There was an energy to the proceedings that, if not making the movie
necessarily good, at least distracted the viewer from seeing through
its paper-thin veneer. "Biker Boyz," however, has loftier aspirations,
and is only a bigger wipeout because of it.
Attempts at character-building moments are superficial, at best, wasting
large chunks of precious screen time on what amounts to a who's who
of the Cliche Handbook. Save for an effectively subtle scene in which
it is discovered that one of Smoke's gang, Soul Train (an understated
Orlando Jones), makes his living as a respected lawyer, the plot developments
are laid on thick and sappy. There is a glimmer of something more
in the close but troubled dynamic between Kid and his mother, but
the twist involved in their struggle would be better suited for "One
Life to Live" rather than a movie called "Biker Boyz." Meanwhile,
the subplot involving the middle-aged Smoke's reluctance to move onto
the next stage of his life is filled with indifference.
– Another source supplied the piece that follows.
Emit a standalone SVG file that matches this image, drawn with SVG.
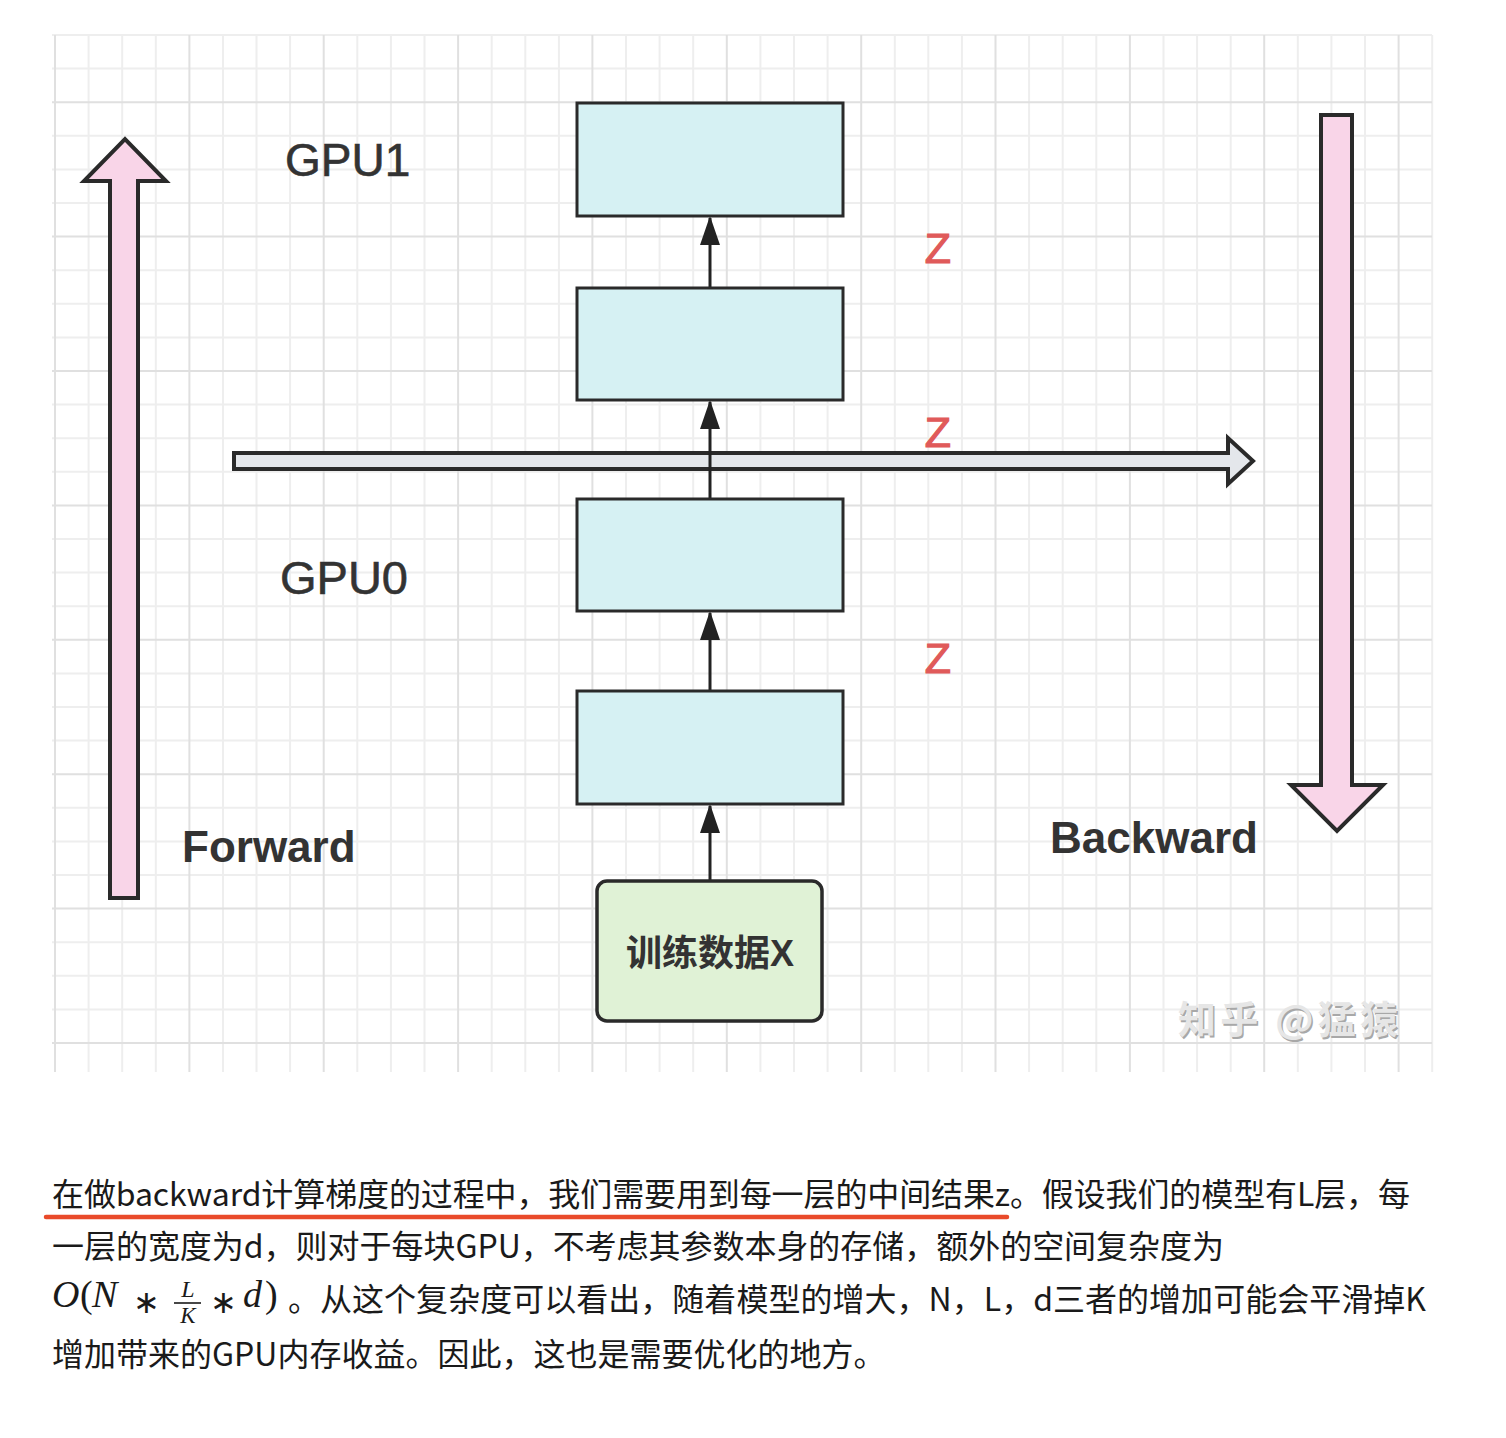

Derek Luke, who made a breakthrough debut in 2002's "Antwone Fisher,"
has undeniable charisma, but one would be more adept to see it in
the aforementioned film than here. As Smoke, Laurence Fishburne (1999's
"The Matrix") adds star power and a level of dignity to his role,
quite a feat considering the overwrought material. The best performance,
easily, is given by Vanessa Bell Calloway (2001's "The Brothers"),
poignantly real as Anita, Kid's mother. The rest of the cast is mostly
window-dressing: Lisa Bonet (2000's "High Fidelity") is Queenie, Smoke's
sometimes-lover; Brendan Fehr (2001's "The Forsaken") is Kid's friend
and partner Stuntman; Meagan Good (1997's "Eve's Bayou") shows promise
as Kid's sweet-faced girlfriend, Tina; and Kadeem Hardison (2002's
"Showtime"), Djimon Hounsou (2002's "The Four Feathers"), and singer
Kid Rock (2001's "Joe Dirt") make little impression.
Written with too heavy a hand by director Reggie Rock Bythewood and
Craig Fernandez, "Biker Boyz" is so muddled in melodramatic theatrics
that it dulls down the action setpieces, while the action setpieces
are so subdued on their own that the melodrama is just the final nail
in the coffin of a movie with little to redeem it. The corny and highly
forgettable final product is, one would doubt, what anyone had in mind.